Take Andy Fytche who started plowing competitively two years ago in the Antique Trail Plow class. His 1950 McCormick W-4 was slated for the scrap yard when he bought it.
“It was running, I drove it onto the trailer,” says Mr. Fytche who competed in four matches this summer including Saturdays.
Last year’s IPM attendance topped 90,000.
This year’s in Huron County, the most agriculturally productive county in Ontario, and celebrating the 100th anniversary of the plowing match and Canada’s 150th birthday, could easily be a record breaker and more power to “the way we did it way back when.”
COMING HOME: Samuel Bourgon of Cedar Pond Farm in Dalkeith walks behind his father-in-law Daniel Lapensée's Percheron team during Saturday’s Glengarry Plowing Match, which took place on Paul and Linda Vogel’s property near Apple Hill. His efforts won him the Walking Plow Class championship.

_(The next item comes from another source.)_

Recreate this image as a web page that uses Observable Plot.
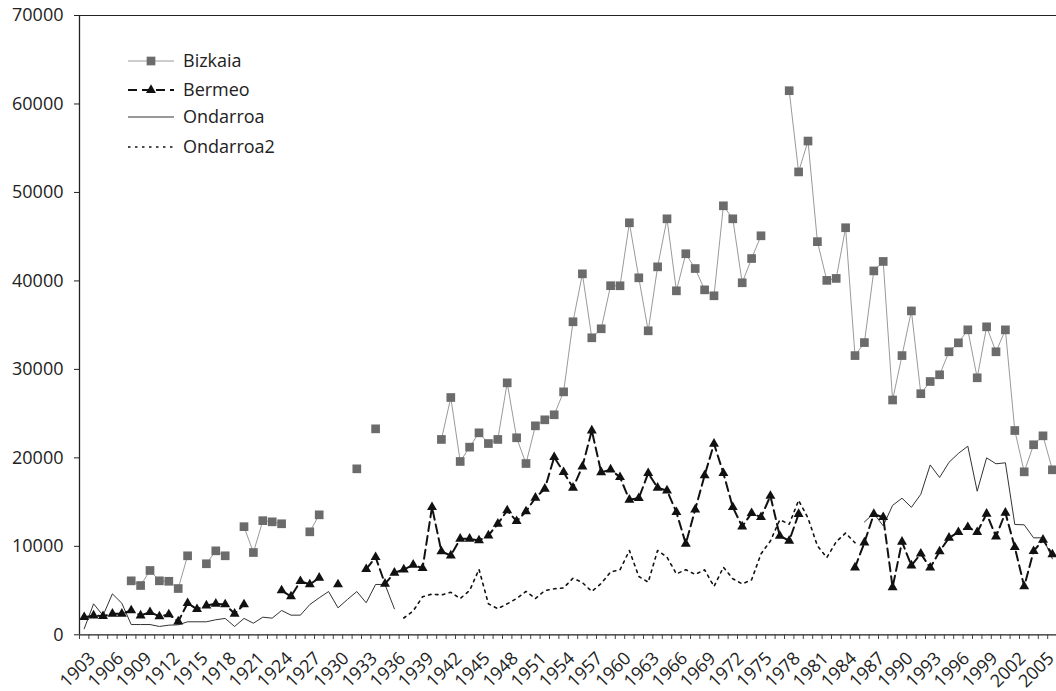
<!DOCTYPE html>
<html>
<head>
<meta charset="utf-8">
<script src="https://cdn.jsdelivr.net/npm/d3@7"></script>
<script src="https://cdn.jsdelivr.net/npm/@observablehq/plot@0.6"></script>
<style>
  html, body { margin: 0; padding: 0; background: #fff; }
  #wrap { position: relative; width: 1056px; height: 691px; overflow: hidden; font-family: "Open Sans", sans-serif; }
  #legend { position: absolute; left: 0; top: 0; pointer-events: none; }
</style>
</head>
<body>
<div id="wrap"></div>
<script>
// ---- data (annual values, null = no data) ----
const years = d3.range(1903, 2007);
const labelYears = [1903,1906,1909,1912,1915,1918,1921,1924,1927,1930,1933,1936,1939,1942,1945,1948,1951,1954,1957,1960,1963,1966,1969,1972,1975,1978,1981,1984,1987,1990,1993,1996,1999,2002,2005];
const yTicks = [0,10000,20000,30000,40000,50000,60000,70000];
const seriesNames = ["Bizkaia","Bermeo","Ondarroa","Ondarroa2"];

const bizkaia = [
  null,null,null,null,null,               // 1903-1907
  6100,5570,7270,6100,6050,5230,8930,null,8030,9490,8930,null, // 1908-1919
  12220,9300,12900,12770,12550,null,null,11640,13560,null,      // 1920-1929
  null,null,18760,null,23280,null,null,null,null,null,          // 1930-1939
  null,22080,26820,19590,21210,22830,21620,22080,28480,22270,   // 1940-1949
  19360,23620,24300,24870,27460,35380,40800,33570,34590,39460,  // 1950-1959
  39450,46570,40350,34360,41590,47020,38880,43070,41400,38990,  // 1960-1969
  38320,48490,47020,39790,42530,45100,null,null,61500,52320,    // 1970-1979
  55810,44440,40060,40280,46010,31560,33030,41130,42200,26540,  // 1980-1989
  31560,36610,27250,28630,29390,31990,33000,34470,29050,34810,  // 1990-1999
  31990,34470,23090,18420,21480,22490,18650                     // 2000-2006
];
const bermeo = [
  1990,2180,2100,2370,2370,2750,2180,                           // 1903-1909
  2560,2070,2300,1500,3570,2900,3310,3500,3430,2370,            // 1910-1919
  3430,null,null,null,5010,4330,6060,5690,6440,null,            // 1920-1929
  5690,null,null,7420,8770,5760,7010,7380,7910,7530,            // 1930-1939
  14430,9420,8960,10850,10850,10660,11220,12550,14050,12840,    // 1940-1949
  13940,15480,16500,20080,18380,16620,19020,23090,18360,18670,  // 1950-1959
  17810,15260,15440,18270,16610,16310,13860,10290,14160,18010,  // 1960-1969
  21590,18270,14420,12240,13750,13290,15700,11170,10630,13640,  // 1970-1979
  null,null,null,null,null,7600,10420,13640,13290,5370,         // 1980-1989
  10510,7830,9170,7580,9420,10960,11600,12170,11600,13680,      // 1990-1999
  11110,13790,9900,5460,9450,10740,9080                         // 2000-2006
];
const ondarroa = [
  680,3500,2180,4630,3570,1160,1160,                            // 1903-1909
  1160,940,1090,1130,1470,1470,1470,1700,1850,940,              // 1910-1919
  1850,1310,1990,1880,2750,2220,2220,3420,4180,4890,            // 1920-1929
  3050,3990,4890,3620,5690,5690,2940,null,null,null,            // 1930-1939
  null,null,null,null,null,null,null,null,null,null,            // 1940-1949
  null,null,null,null,null,null,null,null,null,null,            // 1950-1959
  null,null,null,null,null,null,null,null,null,null,            // 1960-1969
  null,null,null,null,null,null,null,null,null,null,            // 1970-1979
  null,null,null,null,null,null,12750,13730,12310,14630,        // 1980-1989
  15440,14410,15880,19200,17780,19500,20500,21320,16230,20000,  // 1990-1999
  19330,19440,12470,12430,10960,10960,8590                      // 2000-2006
];
const ondarroa2 = [
  null,null,null,null,null,null,null,                           // 1903-1909
  null,null,null,null,null,null,null,null,null,null,            // 1910-1919
  null,null,null,null,null,null,null,null,null,null,            // 1920-1929
  null,null,null,null,null,null,null,1900,2700,4300,            // 1930-1939
  4600,4500,4800,4100,5000,7400,3500,2950,3500,4100,            // 1940-1949
  4900,4100,5000,5200,5300,6400,5900,4900,5800,7100,            // 1950-1959
  7350,9530,6590,5950,9530,8770,6890,7350,6820,7350,            // 1960-1969
  5460,7640,6330,5760,6220,9150,10600,13000,12500,15200,        // 1970-1979
  13200,10060,8730,10510,11500,10400,null,null,null,null,       // 1980-1989
  null,null,null,null,null,null,null,null,null,null,            // 1990-1999
  null,null,null,null,null,null,null                            // 2000-2006
];

const toRows = vals => years.map((year, i) => ({year, value: vals[i]}));
const bizRows = toRows(bizkaia), berRows = toRows(bermeo), ondRows = toRows(ondarroa), ond2Rows = toRows(ondarroa2);
const boundaries = d3.range(years[0] - 0.5, years[years.length - 1] + 1, 1);

const chart = Plot.plot({
  width: 1056,
  height: 691,
  marginLeft: 79,
  marginTop: 15,
  marginBottom: 57,
  marginRight: 0,
  style: {fontFamily: "'Open Sans', sans-serif", fontSize: "18px", color: "#222", background: "#fff"},
  x: {type: "linear", domain: [1902.5, 2006.5], range: [79, 1056.6]},
  y: {domain: [0, 70000], range: [634.3, 15]},
  marks: [
    Plot.ruleY([70000], {stroke: "#222", strokeWidth: 1}),
    Plot.ruleY([0], {stroke: "#222", strokeWidth: 1.3}),
    Plot.ruleX([1902.5], {stroke: "#222", strokeWidth: 1.3}),
    Plot.axisY({ticks: yTicks, tickSize: 5, tickPadding: 11, tickFormat: d3.format("d"), label: null, stroke: "#222"}),
    Plot.axisX({ticks: boundaries, tickSize: 5, tickFormat: () => "", label: null, stroke: "#444"}),
    Plot.axisX({ticks: labelYears, tickSize: 0, tickRotate: -45, tickFormat: d => String(d), label: null, textAnchor: "end", dx: 8, dy: 9}),
    // Ondarroa2: dotted
    Plot.lineY(ond2Rows, {x: "year", y: "value", stroke: "#111", strokeWidth: 1.6, strokeDasharray: "2.5,4.5"}),
    // Ondarroa: thin solid
    Plot.lineY(ondRows, {x: "year", y: "value", stroke: "#333", strokeWidth: 1}),
    // Bermeo: dashed with triangles
    Plot.lineY(berRows, {x: "year", y: "value", stroke: "#111", strokeWidth: 2, strokeDasharray: "9,5"}),
    Plot.dot(berRows.filter(d => d.value != null), {x: "year", y: "value", symbol: "triangle", r: 3.7, fill: "#111", stroke: "none"}),
    // Bizkaia: grey line with squares
    Plot.lineY(bizRows, {x: "year", y: "value", stroke: "#9a9a9a", strokeWidth: 1}),
    Plot.dot(bizRows.filter(d => d.value != null), {x: "year", y: "value", symbol: "square", r: 4.9, fill: "#6b6b6b", stroke: "none"})
  ]
});
const wrap = document.getElementById("wrap");
wrap.appendChild(chart);

// legend overlay
const leg = d3.select(wrap).append("svg").attr("id", "legend").attr("width", 1056).attr("height", 691)
  .style("font-family", "'Open Sans', sans-serif").style("font-size", "18px");
const legY = [61, 90, 117, 147];
const styles = [
  {stroke: "#9a9a9a", w: 1, dash: null, marker: "square"},
  {stroke: "#111", w: 2, dash: "9,5", marker: "triangle"},
  {stroke: "#333", w: 1, dash: null, marker: null},
  {stroke: "#111", w: 1.6, dash: "2.5,4.5", marker: null}
];
seriesNames.forEach((name, i) => {
  const s = styles[i], y = legY[i];
  leg.append("line").attr("x1", 128).attr("x2", 174).attr("y1", y).attr("y2", y)
    .attr("stroke", s.stroke).attr("stroke-width", s.w).attr("stroke-dasharray", s.dash);
  if (s.marker) {
    const sym = s.marker === "square" ? d3.symbolSquare : d3.symbolTriangle;
    const size = s.marker === "square" ? Math.PI * 4.9 * 4.9 : Math.PI * 3.7 * 3.7;
    leg.append("path").attr("d", d3.symbol(sym, size)()).attr("transform", `translate(151,${y})`)
      .attr("fill", s.marker === "square" ? "#6b6b6b" : "#111");
  }
  leg.append("text").attr("x", 183).attr("y", y).attr("dy", "0.35em").attr("fill", "#222").text(name);
});
</script>
</body>
</html>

PLOWING MATCH: Andy Fytche of Bell's Corner's plows with his 1950 McCormick W-4 and twofurrow Massey-Harris Model 26 plow. At right, Glengarry Queen of the Furrow, Stephanie Allen from Apple Hill, honed her plowing skills at the match. Ms Allen is one of 25 contestants from across Ontario who will be competing later this month for the title of Ontario IPM Queen of the Furrow at the 100th anniversary edition of the International Plowing Match (IPM) and Rural Expo in Walton, Ontario.